• [Do this]:
Extract everything from the first line through the line with "const fmt = d => String(d);", both ends included, except for any pictures.

▽

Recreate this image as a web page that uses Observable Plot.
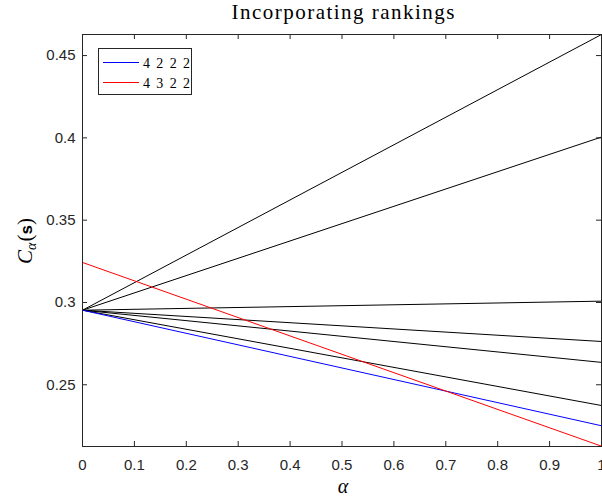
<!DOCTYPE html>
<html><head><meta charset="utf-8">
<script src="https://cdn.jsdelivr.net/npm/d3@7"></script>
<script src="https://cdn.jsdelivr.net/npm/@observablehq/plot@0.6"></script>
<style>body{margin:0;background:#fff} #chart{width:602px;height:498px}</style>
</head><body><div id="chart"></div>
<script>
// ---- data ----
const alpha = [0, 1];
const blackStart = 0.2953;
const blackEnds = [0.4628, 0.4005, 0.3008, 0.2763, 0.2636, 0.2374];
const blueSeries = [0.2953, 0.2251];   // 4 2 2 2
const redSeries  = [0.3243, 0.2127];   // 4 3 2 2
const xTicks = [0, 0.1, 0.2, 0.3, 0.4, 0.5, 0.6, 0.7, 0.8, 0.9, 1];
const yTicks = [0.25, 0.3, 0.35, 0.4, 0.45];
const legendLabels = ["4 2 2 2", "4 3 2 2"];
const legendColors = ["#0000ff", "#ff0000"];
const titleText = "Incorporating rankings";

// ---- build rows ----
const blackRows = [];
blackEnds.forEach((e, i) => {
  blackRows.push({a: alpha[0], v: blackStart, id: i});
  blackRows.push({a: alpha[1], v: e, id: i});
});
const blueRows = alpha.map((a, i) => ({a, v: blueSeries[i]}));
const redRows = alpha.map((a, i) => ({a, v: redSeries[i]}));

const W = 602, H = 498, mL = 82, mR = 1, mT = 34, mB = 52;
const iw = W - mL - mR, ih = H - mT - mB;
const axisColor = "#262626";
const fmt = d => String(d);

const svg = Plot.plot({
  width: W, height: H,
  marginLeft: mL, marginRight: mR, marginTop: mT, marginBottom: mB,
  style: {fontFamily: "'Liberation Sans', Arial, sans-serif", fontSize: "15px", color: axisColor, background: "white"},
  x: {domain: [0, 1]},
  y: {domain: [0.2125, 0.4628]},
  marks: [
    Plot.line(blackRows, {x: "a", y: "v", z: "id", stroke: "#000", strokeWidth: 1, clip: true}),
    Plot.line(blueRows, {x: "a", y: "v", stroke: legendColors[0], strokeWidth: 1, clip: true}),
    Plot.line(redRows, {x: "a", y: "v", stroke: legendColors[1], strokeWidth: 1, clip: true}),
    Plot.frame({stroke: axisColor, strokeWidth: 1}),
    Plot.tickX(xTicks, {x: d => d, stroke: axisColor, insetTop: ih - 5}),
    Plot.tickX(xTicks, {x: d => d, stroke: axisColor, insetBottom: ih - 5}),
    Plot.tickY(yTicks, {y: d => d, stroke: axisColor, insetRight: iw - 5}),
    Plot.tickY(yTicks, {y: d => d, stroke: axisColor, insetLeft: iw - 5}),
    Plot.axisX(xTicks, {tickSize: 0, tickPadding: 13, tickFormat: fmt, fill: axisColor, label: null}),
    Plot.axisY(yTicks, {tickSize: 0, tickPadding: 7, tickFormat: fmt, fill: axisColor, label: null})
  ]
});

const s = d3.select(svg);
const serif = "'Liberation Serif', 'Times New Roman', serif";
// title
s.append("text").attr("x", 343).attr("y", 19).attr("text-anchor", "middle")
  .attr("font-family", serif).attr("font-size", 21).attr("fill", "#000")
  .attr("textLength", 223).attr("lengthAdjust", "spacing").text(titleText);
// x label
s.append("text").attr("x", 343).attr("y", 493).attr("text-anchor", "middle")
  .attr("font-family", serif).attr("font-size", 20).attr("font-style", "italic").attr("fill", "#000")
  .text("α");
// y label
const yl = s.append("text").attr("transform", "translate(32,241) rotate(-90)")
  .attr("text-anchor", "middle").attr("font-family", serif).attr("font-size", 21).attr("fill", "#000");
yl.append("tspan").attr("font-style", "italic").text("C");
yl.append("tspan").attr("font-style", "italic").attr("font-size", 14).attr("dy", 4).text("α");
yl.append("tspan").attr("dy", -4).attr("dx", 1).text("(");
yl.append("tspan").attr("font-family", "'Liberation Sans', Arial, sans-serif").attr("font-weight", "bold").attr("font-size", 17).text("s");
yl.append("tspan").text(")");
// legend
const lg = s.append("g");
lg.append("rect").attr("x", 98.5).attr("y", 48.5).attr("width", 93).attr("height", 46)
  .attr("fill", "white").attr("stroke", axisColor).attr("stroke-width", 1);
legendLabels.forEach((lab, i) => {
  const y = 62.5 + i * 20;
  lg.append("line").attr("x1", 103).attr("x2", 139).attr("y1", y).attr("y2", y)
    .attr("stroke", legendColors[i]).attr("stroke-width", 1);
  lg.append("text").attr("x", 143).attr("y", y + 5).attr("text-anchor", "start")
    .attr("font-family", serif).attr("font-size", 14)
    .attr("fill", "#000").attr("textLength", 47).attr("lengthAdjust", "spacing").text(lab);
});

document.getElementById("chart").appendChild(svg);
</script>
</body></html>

△

• [Result for this task]:
Recreate this image as a web page that uses Observable Plot.
<!DOCTYPE html>
<html><head><meta charset="utf-8">
<script src="https://cdn.jsdelivr.net/npm/d3@7"></script>
<script src="https://cdn.jsdelivr.net/npm/@observablehq/plot@0.6"></script>
<style>body{margin:0;background:#fff} #chart{width:602px;height:498px}</style>
</head><body><div id="chart"></div>
<script>
// ---- data ----
const alpha = [0, 1];
const blackStart = 0.2953;
const blackEnds = [0.4628, 0.4005, 0.3008, 0.2763, 0.2636, 0.2374];
const blueSeries = [0.2953, 0.2251];   // 4 2 2 2
const redSeries  = [0.3243, 0.2127];   // 4 3 2 2
const xTicks = [0, 0.1, 0.2, 0.3, 0.4, 0.5, 0.6, 0.7, 0.8, 0.9, 1];
const yTicks = [0.25, 0.3, 0.35, 0.4, 0.45];
const legendLabels = ["4 2 2 2", "4 3 2 2"];
const legendColors = ["#0000ff", "#ff0000"];
const titleText = "Incorporating rankings";

// ---- build rows ----
const blackRows = [];
blackEnds.forEach((e, i) => {
  blackRows.push({a: alpha[0], v: blackStart, id: i});
  blackRows.push({a: alpha[1], v: e, id: i});
});
const blueRows = alpha.map((a, i) => ({a, v: blueSeries[i]}));
const redRows = alpha.map((a, i) => ({a, v: redSeries[i]}));

const W = 602, H = 498, mL = 82, mR = 1, mT = 34, mB = 52;
const iw = W - mL - mR, ih = H - mT - mB;
const axisColor = "#262626";
const fmt = d => String(d);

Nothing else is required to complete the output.